To the Editors of the Appeal:
   The numerous calls made through the press as well as the personal application of friends, to allow my name to be placed before the people of Shelby county to represent them in the State convention to assemble on the 25th of February, induces me to state my views on the present issues, and define my position.
   I have never been a politician. I have never been a candidate for office of any kind. I depreciate anything like politics in the approaching canvas, and do not believe that any man should be selected to the high and responsible position to represent the people of Tennessee in her convention, who seeks, or is a candidate for the position. The people should select their best men without regard to party or personal influence. When they have acted, I think it the duty of the persons selected to serve their country in this, her hour of trouble, and that no true patriot will refuse his services.
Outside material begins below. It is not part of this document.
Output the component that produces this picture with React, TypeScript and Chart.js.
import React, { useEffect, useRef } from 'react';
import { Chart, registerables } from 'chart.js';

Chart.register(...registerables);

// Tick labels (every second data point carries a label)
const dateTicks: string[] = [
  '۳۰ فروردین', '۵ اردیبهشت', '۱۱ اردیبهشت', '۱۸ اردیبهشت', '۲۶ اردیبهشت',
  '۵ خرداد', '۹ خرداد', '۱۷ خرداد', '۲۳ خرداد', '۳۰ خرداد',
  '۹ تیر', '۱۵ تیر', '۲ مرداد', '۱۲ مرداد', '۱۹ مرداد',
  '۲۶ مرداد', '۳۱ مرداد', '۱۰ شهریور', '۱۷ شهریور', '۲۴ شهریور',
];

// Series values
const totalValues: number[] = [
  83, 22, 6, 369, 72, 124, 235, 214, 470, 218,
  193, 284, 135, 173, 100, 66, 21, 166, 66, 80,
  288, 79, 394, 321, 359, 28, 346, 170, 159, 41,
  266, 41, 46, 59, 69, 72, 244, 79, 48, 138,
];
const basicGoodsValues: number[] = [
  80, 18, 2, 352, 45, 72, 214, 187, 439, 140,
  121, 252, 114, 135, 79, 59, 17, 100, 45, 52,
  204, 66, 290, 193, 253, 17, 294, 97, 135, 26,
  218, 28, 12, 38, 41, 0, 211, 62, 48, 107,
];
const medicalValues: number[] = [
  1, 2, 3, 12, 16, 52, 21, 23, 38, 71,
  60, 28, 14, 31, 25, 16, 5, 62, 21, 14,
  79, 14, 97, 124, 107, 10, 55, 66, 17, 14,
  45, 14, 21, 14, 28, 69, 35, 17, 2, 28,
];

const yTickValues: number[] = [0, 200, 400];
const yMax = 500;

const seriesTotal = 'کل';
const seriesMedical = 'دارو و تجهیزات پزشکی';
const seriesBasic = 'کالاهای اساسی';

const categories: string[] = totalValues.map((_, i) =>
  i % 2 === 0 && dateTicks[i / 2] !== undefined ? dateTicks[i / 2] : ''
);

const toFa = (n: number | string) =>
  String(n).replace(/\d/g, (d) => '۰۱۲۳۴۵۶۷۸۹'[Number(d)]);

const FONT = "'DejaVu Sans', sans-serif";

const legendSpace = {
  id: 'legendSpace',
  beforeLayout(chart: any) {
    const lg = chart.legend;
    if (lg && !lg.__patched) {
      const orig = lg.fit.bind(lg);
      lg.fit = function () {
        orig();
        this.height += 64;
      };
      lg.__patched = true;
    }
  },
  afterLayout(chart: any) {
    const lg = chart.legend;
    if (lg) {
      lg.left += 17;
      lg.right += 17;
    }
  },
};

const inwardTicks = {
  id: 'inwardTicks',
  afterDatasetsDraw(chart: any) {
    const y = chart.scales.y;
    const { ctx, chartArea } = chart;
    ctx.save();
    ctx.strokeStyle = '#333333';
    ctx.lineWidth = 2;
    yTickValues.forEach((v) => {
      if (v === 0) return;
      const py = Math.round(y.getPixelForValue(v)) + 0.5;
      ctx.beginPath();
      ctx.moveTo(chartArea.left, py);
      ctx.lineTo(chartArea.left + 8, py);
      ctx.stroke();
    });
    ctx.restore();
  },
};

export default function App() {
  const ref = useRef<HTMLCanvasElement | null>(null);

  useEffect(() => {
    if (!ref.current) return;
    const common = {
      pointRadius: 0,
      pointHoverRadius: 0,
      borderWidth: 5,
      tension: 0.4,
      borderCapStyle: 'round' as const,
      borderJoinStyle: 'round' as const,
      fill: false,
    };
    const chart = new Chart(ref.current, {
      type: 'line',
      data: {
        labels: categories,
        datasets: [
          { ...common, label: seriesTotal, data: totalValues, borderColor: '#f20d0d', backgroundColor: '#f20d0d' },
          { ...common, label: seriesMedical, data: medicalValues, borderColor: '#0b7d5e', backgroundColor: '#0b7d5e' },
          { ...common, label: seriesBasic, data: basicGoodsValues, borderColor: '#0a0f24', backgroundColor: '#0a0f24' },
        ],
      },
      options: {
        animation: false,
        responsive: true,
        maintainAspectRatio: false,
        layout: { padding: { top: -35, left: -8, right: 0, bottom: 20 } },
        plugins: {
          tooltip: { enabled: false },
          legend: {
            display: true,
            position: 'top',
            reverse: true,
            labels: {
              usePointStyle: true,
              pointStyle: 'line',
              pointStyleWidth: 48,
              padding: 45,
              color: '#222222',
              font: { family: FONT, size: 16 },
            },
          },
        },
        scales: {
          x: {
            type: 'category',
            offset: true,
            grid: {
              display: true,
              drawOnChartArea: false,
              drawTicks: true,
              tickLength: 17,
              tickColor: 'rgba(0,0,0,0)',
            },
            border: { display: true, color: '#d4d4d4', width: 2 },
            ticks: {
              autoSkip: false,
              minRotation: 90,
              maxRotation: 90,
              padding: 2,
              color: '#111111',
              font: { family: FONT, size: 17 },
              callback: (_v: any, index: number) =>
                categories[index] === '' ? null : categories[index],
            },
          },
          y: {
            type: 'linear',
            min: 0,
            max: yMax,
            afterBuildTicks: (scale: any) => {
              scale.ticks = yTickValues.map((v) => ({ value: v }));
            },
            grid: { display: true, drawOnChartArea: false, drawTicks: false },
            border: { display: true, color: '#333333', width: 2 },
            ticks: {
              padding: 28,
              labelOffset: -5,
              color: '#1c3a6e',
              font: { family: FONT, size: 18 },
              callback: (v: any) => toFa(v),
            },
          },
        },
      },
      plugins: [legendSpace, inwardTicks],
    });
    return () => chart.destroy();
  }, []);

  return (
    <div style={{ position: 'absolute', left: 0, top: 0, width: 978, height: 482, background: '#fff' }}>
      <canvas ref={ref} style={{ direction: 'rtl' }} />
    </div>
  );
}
   It will be recollected that as far back as the 30th of November last, a public meeting was called at Exchange building, in which I participated, and acted as one of the committee on resolutions. In that meeting, among other things, we passed the following resolutions, to which I gave my hearty approval:
   "Resolved, That the hostile attitude of the Northern States toward the southern portion of the Confederacy, as evidenced by a long series of outrages, and finally terminating in the elevation to the Presidency of the bitter and uncompromising enemy to our institutions, is utterly inconsistent with the further continuance of the Union, unless we can be guaranteed all our rights under the Constitution; and the South owes it to the plain dictates of honor and self-preservation, promptly to withdraw from the Confederacy without a full and complete redress of grievances be tendered by the people of the North.
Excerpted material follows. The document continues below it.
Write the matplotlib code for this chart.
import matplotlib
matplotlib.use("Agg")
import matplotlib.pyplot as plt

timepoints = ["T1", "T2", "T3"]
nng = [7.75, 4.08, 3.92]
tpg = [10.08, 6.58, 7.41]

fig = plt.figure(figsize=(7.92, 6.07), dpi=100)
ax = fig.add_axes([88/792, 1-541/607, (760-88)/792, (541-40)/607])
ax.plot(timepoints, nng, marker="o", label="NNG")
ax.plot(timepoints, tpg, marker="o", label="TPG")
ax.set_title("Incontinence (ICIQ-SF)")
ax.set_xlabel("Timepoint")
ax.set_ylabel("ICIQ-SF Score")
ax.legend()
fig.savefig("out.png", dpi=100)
   "Resolved, That we cordially recommend union and concert of action among our southern brethren; and we pledge ourselves, in the event that justice from the people of the North is not promptly rendered, and guarantees for future protection insured, that we will seek that protection and justice out of the Union, which has been pertinaciously denied us within it.
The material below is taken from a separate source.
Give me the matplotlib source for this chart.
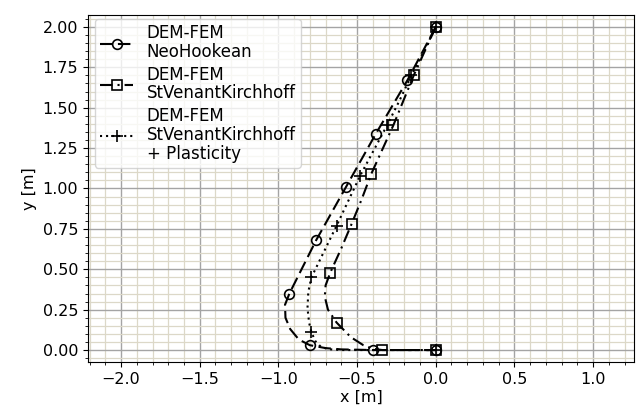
import numpy as np
import matplotlib
matplotlib.use('Agg')
import matplotlib.pyplot as plt
from matplotlib.ticker import MultipleLocator

# NeoHookean trajectory (x, y) and marker indices
neo_x = [0.0, -0.09, -0.18, -0.28, -0.38, -0.475, -0.57, -0.665, -0.76, -0.845,
         -0.93, -0.958, -0.955, -0.925, -0.87, -0.80, -0.70, -0.60, -0.40, -0.20, 0.0]
neo_y = [2.0, 1.835, 1.67, 1.505, 1.34, 1.175, 1.01, 0.845, 0.68, 0.515,
         0.35, 0.28, 0.20, 0.13, 0.065, 0.03, 0.012, 0.004, 0.0, 0.0, 0.0]
neo_marks = [0, 2, 4, 6, 8, 10, 15, 18, 20]

# StVenantKirchhoff trajectory
svk_x = [0.0, -0.07, -0.14, -0.205, -0.27, -0.34, -0.41, -0.47, -0.535, -0.60,
         -0.67, -0.70, -0.705, -0.685, -0.63, -0.54, -0.46, -0.40, -0.34, -0.17, 0.0]
svk_y = [2.0, 1.85, 1.70, 1.545, 1.39, 1.24, 1.09, 0.935, 0.78, 0.63,
         0.48, 0.40, 0.33, 0.25, 0.17, 0.08, 0.03, 0.008, 0.0, 0.0, 0.0]
svk_marks = [0, 2, 4, 6, 8, 10, 14, 18, 20]

# StVenantKirchhoff + Plasticity trajectory
pl_x = [0.0, -0.075, -0.155, -0.23, -0.31, -0.395, -0.48, -0.555, -0.63, -0.71,
        -0.79, -0.81, -0.815, -0.805, -0.79, -0.765, -0.73, -0.68, -0.60, -0.30, 0.0]
pl_y = [2.0, 1.85, 1.70, 1.545, 1.39, 1.235, 1.08, 0.925, 0.77, 0.61,
        0.45, 0.36, 0.26, 0.17, 0.11, 0.055, 0.02, 0.005, 0.0, 0.0, 0.0]
pl_marks = [0, 2, 4, 6, 8, 10, 14, 20]

labels = ['DEM-FEM\nNeoHookean',
          'DEM-FEM\nStVenantKirchhoff',
          'DEM-FEM\nStVenantKirchhoff\n+ Plasticity']

plt.rcParams['font.size'] = 11.5

fig = plt.figure(figsize=(6.38, 4.19), dpi=100)
ax = fig.add_axes([88/638, 1 - 362/419, (634-88)/638, (362-15)/419])

ax.plot(neo_x, neo_y, color='k', ls=(0, (6, 2.6)), marker='o', mfc='none',
        ms=7, mew=1.2, lw=1.5, markevery=neo_marks, label=labels[0])
ax.plot(svk_x, svk_y, color='k', ls=(0, (6, 2.4, 1, 2.4)), marker='s', mfc='none',
        ms=7, mew=1.2, lw=1.5, markevery=svk_marks, label=labels[1])
ax.plot(pl_x, pl_y, color='k', ls=(0, (1, 1.9)), marker='+', ms=8, mew=1.2,
        lw=1.5, markevery=pl_marks, label=labels[2])

ax.set_xlim(-2.21, 1.26)
ax.set_ylim(-0.074, 2.074)
ax.xaxis.set_major_locator(MultipleLocator(0.5))
ax.xaxis.set_minor_locator(MultipleLocator(0.1))
ax.yaxis.set_major_locator(MultipleLocator(0.25))
ax.yaxis.set_minor_locator(MultipleLocator(0.05))
ax.grid(which='minor', color='#dcd8c8', lw=0.9)
ax.grid(which='major', color='#a4a4a4', lw=1.0)
ax.set_axisbelow(True)
ax.set_xlabel('x [m]', labelpad=2)
ax.set_ylabel('y [m]')
leg = ax.legend(loc='upper left', bbox_to_anchor=(7/546, 1 - 4/347),
                handlelength=2.0, fontsize=12, borderaxespad=0.0,
                labelspacing=0.3, borderpad=0.3)
for t in leg.get_texts():
    t.set_linespacing(1.05)

fig.savefig('out.png', dpi=100)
   "Resolved, That we would not submit to the coercion by the General Government of any State that may feel itself so aggrieved by its action as to induce it to secede from it.
   *****
Sam. Tate
   At the time these resolutions were passed no propositions for a settlement of our difficulties with the North had been presented to Congress, and the position of the Republican party in that body had not been fully defined; and having always stood by and advocated the preservation of the Union as long as it could be done with honor and safety to the institutions of the South, I still desired to give the northern people a chance to redress our grievances.
   Southern representatives have vied with each other in offering concessions and measures for peace. They have plead for the Union and for justice under the Constitution. To all their peace offerings and appeals for justice and equal rights under the Constitution, the Republicans have turned a deaf ear, and through their chosen representatives, Seward, Wade and others, have said, we have no compromises to offer you, until driven into exasperation by the demands and threats of the dominant Republican party. Five of the southern States have resolved to absolve all allegiance to the Federal Government and assert their right to govern themselves. Three others have also called conventions pledged to act likewise, and before our convention will meet seven of the sovereign States, once composing a part of the Federal Union, to-wit: Georgia, Florida, Alabama, Mississippi, Louisiana and Texas, will have declared their independence of the Federal Government, and set up for themselves; and the pertinent question may then be asked, "Have we any Union?" If we have not, then we, as men, would look that fact in the face and act accordingly.
   The Federal Government and the dominant party north, take the positive and bold ground that these States have acted without authority, and that the power of the Government and the Republican party will be used to coerce them in the Union against their will. Was the object of the framers of our Government to have it a Government based upon the consent of the governed, or by coercion? If the latter be the construction placed upon that sacred instrument, the Constitution, then those States who have seen proper to assert their rights, must be coerced, and a standing army maintained in their midst, and they held as conquered provinces, under the yoke of a military despotism. To this position I am utterly opposed, believing as I do that the first gun fired by Federal authority to coerce a Southern State, sounds the death knell of this Government, and the hopes of those who expect or desire a reconstruction of it, upon the principles of the present Constitution, with proper constitutional guarantees for the rights and safety of the South and southern institutions.
   Having tried in vain through our Representatives in Congress, to get such amendments to the Constitution, or such construction of the present instrument as we deem positively necessary for the protection of our rights under it, and all offers of concession on our part having been indignantly rejected, in the spirit of the resolutions passed November 30th, before quoted, I think the time has arrived when the South should act and speak out, in language not to be misunderstood, and should Congress fail to pass, or give positive and undoubted assurance that the Crittenden propositions, at least, will be added as an amendment to the Constitution before the meeting of our convention, I see no position left to Tennessee but to take side with the Black-Republicans, or join them and the Government in waging a ruthless and bloody war upon the seceding States, or join those States repelling such invasions. And I shall not hesitate, nor do I believe this people of Tennessee will, to choose the latter alternative, and go out of the Union and join their southern brethren, and present an undivided front, in opposition to the doctrine of coercion, and establish a government for themselves, based upon the present Constitution, with such full and undoubted guarantees as will forever settle the slavery question and take it out of politics, and invite such of the Northern States as are willing to grant us these rights to join us in establishing such government. If they refuse, we will then be in a condition to act for ourselves, as a united southern people, and concentrate all our strength for any emergency that may arise. This is, I think, the only practicable peace measure, and the only hope of a reconstruction of the Government under its present form.
   Practically, the question will be presented to the people of Tennessee before the convention meets, in my opinion, whether Tennessee will take position with the Republican party, and submit to the rule of the dominant party without any guarantees for the protection of their constitutional rights, and give up all the questions at issue between the two sections, or demand her constitutional rights under a fair construction of that instrument, and guarantees for future protection and peace. When this issue comes, as come it will, unless the Republican party recede from their present position, which I have no hope of, I shall not hesitate to go with the South, and stand by her in any and all emergencies, and let the consequences take care of themselves.